A careful analysis of the act fails to show anything that can be denominated regulatory. After defining debt adjustment, the act states that anyone who “engages in the business of debt adjustment shall be guilty * * * ” of an offense and punished as defined in the act.

The only exception is that the “act shall not apply to those situations involving debt adjusting as herein defined in*203curred incidentally in the lawful practice of law in this state.” This, in our opinion, is not a regulation, or if it is, it is an unreasonable regulation. To say that a lawyer may adjust debts only as an incident to a case which is otherwise before him, is most unreasonable. If a lawyer, engaged in the regular practice of the law, concluded there was a greater field for him in devoting all his time to debt adjustment, rather than to the general practice of law, he could not discontinue his general practice and devote his full time to debt adjustment. He could not do so because he can adjust debts only as an incident to his general law practice. We conclude, first, that the act is prohibitory and not regulatory; and that it prohibits anyone from engaging in the business of debt adjustment. But even if the exception is considered as regulatory, it is an unreasonable regulation of a lawful business. We know of no statute aside from the Pennsylvania statute which has gone that far.
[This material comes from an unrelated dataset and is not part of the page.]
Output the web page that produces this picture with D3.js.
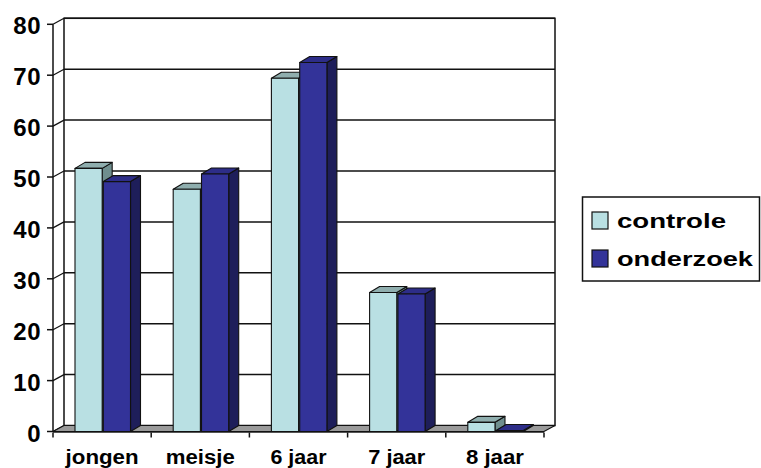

Our attention is called to the ease of American Budget Corp. v. Furman, 67 N.J.Super. 134, 170 A.2d 63, in which the New Jersey Superior Court reached a conclusion contrary to that of the Pennsylvania Court and held a somewhat similar act constitutional. No useful purpose would be served by a detailed analysis of the Furman case. It is sufficient to say that it differed in many particulars from the Pennsylvania case and from the act we have before us here. We adopt the reasoning of the Pennsylvania case, Commonwealth v. Stone, supra.
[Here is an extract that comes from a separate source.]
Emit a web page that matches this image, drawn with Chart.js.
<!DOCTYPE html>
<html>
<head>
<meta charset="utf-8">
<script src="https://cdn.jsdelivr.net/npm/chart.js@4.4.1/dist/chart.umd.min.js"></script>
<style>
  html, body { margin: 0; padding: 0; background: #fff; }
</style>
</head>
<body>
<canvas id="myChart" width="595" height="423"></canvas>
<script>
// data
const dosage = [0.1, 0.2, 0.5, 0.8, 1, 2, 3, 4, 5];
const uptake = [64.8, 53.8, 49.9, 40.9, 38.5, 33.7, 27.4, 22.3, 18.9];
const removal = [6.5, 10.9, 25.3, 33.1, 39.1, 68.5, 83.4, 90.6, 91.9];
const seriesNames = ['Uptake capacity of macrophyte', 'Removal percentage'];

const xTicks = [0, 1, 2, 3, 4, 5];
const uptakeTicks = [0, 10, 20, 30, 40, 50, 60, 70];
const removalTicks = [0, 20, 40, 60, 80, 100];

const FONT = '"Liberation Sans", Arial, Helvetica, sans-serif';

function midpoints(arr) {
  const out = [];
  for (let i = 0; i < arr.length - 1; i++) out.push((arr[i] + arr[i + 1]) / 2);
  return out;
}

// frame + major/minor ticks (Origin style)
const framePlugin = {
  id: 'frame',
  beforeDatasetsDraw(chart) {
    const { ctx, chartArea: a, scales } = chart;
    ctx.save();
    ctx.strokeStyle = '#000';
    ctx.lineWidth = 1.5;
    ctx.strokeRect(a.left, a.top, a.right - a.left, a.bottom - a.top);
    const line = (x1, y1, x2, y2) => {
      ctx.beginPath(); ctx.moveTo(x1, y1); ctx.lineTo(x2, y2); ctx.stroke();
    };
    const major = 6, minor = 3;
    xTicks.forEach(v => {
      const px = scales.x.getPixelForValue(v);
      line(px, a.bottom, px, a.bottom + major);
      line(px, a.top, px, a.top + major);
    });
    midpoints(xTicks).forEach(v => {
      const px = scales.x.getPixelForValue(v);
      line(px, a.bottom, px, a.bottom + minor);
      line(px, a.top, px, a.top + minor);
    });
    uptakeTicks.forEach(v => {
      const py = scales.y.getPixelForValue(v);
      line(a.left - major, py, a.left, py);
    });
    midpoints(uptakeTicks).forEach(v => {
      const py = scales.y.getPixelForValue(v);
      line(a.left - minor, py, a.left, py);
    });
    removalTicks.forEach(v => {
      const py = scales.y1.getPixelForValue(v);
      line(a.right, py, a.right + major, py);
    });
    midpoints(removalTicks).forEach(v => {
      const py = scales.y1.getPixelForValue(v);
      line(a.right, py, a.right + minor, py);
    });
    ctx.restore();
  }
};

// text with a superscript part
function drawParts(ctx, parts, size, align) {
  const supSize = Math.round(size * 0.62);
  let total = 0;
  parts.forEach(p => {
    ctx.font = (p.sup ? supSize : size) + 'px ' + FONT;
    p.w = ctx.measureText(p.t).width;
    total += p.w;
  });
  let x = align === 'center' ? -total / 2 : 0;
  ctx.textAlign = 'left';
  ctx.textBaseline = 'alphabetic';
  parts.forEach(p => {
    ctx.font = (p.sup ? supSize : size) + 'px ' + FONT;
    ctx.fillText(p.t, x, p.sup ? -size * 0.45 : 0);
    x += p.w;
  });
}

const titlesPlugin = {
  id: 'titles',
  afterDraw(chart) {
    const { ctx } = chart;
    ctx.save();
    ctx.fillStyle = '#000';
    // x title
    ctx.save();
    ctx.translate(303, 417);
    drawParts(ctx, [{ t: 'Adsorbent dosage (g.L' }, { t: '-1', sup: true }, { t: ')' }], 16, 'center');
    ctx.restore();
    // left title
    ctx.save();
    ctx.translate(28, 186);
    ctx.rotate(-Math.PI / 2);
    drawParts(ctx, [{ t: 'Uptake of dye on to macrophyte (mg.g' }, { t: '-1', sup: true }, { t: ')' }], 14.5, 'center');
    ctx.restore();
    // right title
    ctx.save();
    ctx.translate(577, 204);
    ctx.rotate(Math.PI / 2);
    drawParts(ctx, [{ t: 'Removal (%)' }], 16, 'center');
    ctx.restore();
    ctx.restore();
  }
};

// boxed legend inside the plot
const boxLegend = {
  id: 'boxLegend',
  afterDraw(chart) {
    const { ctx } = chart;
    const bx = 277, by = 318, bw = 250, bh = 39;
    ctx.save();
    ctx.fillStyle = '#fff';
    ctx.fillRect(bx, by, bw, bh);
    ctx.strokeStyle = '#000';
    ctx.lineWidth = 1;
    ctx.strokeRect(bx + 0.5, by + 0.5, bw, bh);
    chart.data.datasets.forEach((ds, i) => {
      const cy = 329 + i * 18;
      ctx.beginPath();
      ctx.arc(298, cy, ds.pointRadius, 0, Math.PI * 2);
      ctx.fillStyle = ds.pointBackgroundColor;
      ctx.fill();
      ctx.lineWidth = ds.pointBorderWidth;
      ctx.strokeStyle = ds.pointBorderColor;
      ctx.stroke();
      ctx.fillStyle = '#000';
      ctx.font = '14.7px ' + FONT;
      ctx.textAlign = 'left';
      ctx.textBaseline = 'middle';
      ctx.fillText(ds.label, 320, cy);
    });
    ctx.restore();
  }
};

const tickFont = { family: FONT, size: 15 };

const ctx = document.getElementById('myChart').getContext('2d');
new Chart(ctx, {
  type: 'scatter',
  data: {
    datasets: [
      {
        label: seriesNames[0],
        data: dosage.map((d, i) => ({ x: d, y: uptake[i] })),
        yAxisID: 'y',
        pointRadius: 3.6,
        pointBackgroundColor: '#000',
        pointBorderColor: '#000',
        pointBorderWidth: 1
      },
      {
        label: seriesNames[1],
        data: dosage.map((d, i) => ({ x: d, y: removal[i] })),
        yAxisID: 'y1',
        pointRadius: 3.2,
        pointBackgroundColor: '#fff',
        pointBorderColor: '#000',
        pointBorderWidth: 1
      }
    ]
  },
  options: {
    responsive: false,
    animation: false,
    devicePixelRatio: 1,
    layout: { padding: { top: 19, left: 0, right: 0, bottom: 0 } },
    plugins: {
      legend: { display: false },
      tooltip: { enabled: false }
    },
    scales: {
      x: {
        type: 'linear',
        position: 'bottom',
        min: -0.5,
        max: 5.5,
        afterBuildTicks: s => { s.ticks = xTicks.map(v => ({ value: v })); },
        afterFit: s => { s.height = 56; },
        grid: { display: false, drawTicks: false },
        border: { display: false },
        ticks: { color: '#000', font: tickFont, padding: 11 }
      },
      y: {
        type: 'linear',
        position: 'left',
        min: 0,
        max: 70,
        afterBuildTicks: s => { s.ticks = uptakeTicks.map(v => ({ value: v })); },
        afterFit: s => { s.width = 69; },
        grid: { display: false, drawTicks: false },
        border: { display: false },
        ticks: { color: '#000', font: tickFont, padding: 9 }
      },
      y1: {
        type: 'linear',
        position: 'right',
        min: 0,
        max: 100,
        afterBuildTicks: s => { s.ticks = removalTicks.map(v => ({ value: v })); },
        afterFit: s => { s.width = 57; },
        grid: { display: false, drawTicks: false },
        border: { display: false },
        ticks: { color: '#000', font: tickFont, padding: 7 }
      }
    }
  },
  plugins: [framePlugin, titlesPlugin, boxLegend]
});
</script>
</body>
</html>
Our attention has also been called to the case of Williamson v. Lee Optical Company, 348 U.S. 483, 75 S.Ct. 461, 99 L.Ed. 563, in which the Supreme Court held constitutional a rather drastic act by the Oklahoma legislature (59 Okl.St. Ann. §§ 941-947) regulating the business of fitting and selling glasses as a valid exercise of the police power. But that act did not outlaw the business of fitting lenses to a face or duplicating or replacing, into frames, lenses or other optical appliances. The attack on the statute was that it was unlawfully discriminatory in its provisions as to who could engage in such business or the conditions under which the business could be carried on. Under the Kansas statute, no one can engage in debt adjustment as a business. Debt adjustment, though recognized as a lawful business, is declared unlawful.
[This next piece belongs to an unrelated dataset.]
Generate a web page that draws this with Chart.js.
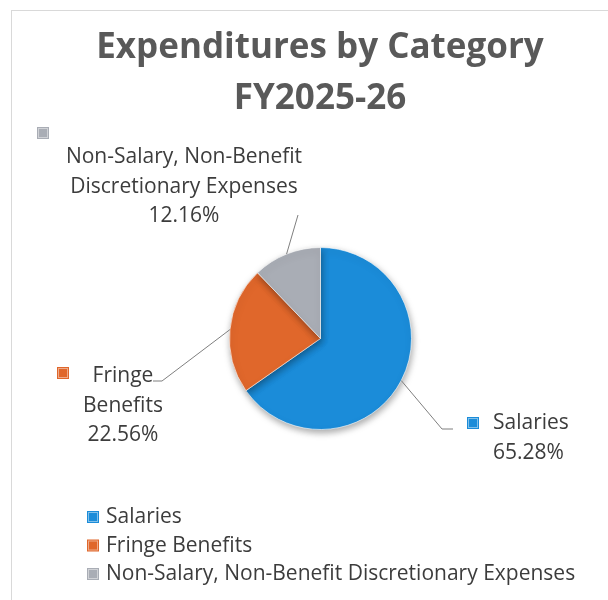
<!DOCTYPE html>
<html>
<head>
<meta charset="utf-8">
<script src="https://cdn.jsdelivr.net/npm/chart.js@4"></script>
<style>
  body { margin: 0; background: #fff; }
  #wrap { width: 608px; height: 600px; }
</style>
</head>
<body>
<div id="wrap"><canvas id="chart" width="608" height="600"></canvas></div>
<script>
const categories = ['Salaries', 'Fringe Benefits', 'Non-Salary, Non-Benefit Discretionary Expenses'];
const shares = [65.28, 22.56, 12.16];
const sliceColors = ['#1b8cd9', '#e0672b', '#a9adb5'];
const titleLines = ['Expenditures by Category', 'FY2025-26'];

// where each data label sits (Excel-style callouts)
const labelSpots = [
    { marker: [473, 423], x: 493, base: 429, align: 'left', wrap: 110, elbow: [[442, 429], [453, 429]] },
    { marker: [63, 373], x: 123, base: 382, align: 'center', wrap: 90, elbow: [[162, 381], [153, 381]] },
    { marker: [43, 133], x: 184, base: 163, align: 'center', wrap: 260, elbow: [[298, 215]] }
];

const textFont = '21px "Open Sans"';
const textColor = '#3c3c3c';
const lineGap = 29.5;

function wrapWords(ctx, text, maxWidth) {
    const words = text.split(' ');
    const lines = [];
    let cur = '';
    words.forEach(w => {
        const test = cur ? cur + ' ' + w : w;
        if (cur && ctx.measureText(test).width > maxWidth) {
            lines.push(cur);
            cur = w;
        } else {
            cur = test;
        }
    });
    if (cur) lines.push(cur);
    return lines;
}

function drawMarker(ctx, cx, cy, color) {
    ctx.fillStyle = color;
    ctx.fillRect(cx - 6, cy - 6, 12, 12);
    ctx.strokeStyle = 'rgba(255,255,255,0.45)';
    ctx.lineWidth = 1;
    ctx.strokeRect(cx - 4.5, cy - 4.5, 9, 9);
}

const frame = {
    id: 'frame',
    beforeDraw(chart) {
        const ctx = chart.ctx;
        ctx.save();
        ctx.strokeStyle = '#d9d9d9';
        ctx.lineWidth = 1;
        ctx.strokeRect(11.5, 10.5, 700, 700);
        // title, centred over the pie
        ctx.fillStyle = '#595959';
        ctx.font = 'bold 35px "Open Sans"';
        ctx.textAlign = 'center';
        ctx.fillText(titleLines[0], 320, 58);
        ctx.fillText(titleLines[1], 320, 109);
        ctx.restore();
    }
};

const pieShadow = {
    id: 'pieShadow',
    beforeDatasetDraw(chart) {
        const ctx = chart.ctx;
        ctx.save();
        ctx.shadowColor = 'rgba(0,0,0,0.35)';
        ctx.shadowBlur = 7;
        ctx.shadowOffsetX = 1;
        ctx.shadowOffsetY = 3;
    },
    afterDatasetDraw(chart) {
        chart.ctx.restore();
    }
};

const callouts = {
    id: 'callouts',
    afterDatasetsDraw(chart) {
        const ctx = chart.ctx;
        const arcs = chart.getDatasetMeta(0).data;
        ctx.save();
        ctx.font = textFont;
        arcs.forEach((arc, i) => {
            const spot = labelSpots[i];
            const p = arc.getProps(['x', 'y', 'startAngle', 'endAngle', 'outerRadius'], true);
            const mid = (p.startAngle + p.endAngle) / 2;
            // leader line from the slice edge
            ctx.beginPath();
            ctx.moveTo(p.x + Math.cos(mid) * p.outerRadius, p.y + Math.sin(mid) * p.outerRadius);
            spot.elbow.forEach(pt => ctx.lineTo(pt[0], pt[1]));
            ctx.strokeStyle = '#7f7f7f';
            ctx.lineWidth = 1;
            ctx.stroke();

            drawMarker(ctx, spot.marker[0], spot.marker[1], sliceColors[i]);

            const lines = wrapWords(ctx, chart.data.labels[i], spot.wrap);
            lines.push(shares[i].toFixed(2) + '%');
            ctx.fillStyle = textColor;
            ctx.textAlign = spot.align;
            ctx.textBaseline = 'alphabetic';
            lines.forEach((ln, k) => ctx.fillText(ln, spot.x, spot.base + k * lineGap));
        });

        // legend at the bottom, one entry per row
        ctx.textAlign = 'left';
        chart.data.labels.forEach((lab, i) => {
            const base = 523 + i * 28.5;
            drawMarker(ctx, 93, base - 6, sliceColors[i]);
            ctx.fillStyle = textColor;
            ctx.fillText(lab, 106, base);
        });
        ctx.restore();
    }
};

new Chart(document.getElementById('chart'), {
    type: 'pie',
    data: {
        labels: categories,
        datasets: [{
            data: shares,
            backgroundColor: sliceColors,
            borderColor: 'rgba(255,255,255,0.6)',
            borderWidth: 1,
            hoverOffset: 0
        }]
    },
    options: {
        responsive: false,
        animation: false,
        devicePixelRatio: 1,
        layout: { padding: { left: 229, right: 196, top: 247, bottom: 170 } },
        plugins: {
            legend: { display: false },
            tooltip: { enabled: false },
            title: { display: false }
        }
    },
    plugins: [frame, pieShadow, callouts]
});
</script>
</body>
</html>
Judgment will be entered denying the motion of the defendant, Attorney General, to be dismissed from the case. A further judgment will be entered permanently enjoining the enforcement of the act against plaintiff,

. Gilbert v. Mathews, Co. Attorney, and John Anderson, Atty. Gen., 186 Kan. 672, 352 P.2d 58.

. Gilbert v. Mathews, Co. Attorney, and John Anderson, Atty. Gen., supra.

. See Commonwealth v. Stone, 191 Pa. Super. 117, 155 A.2d 453.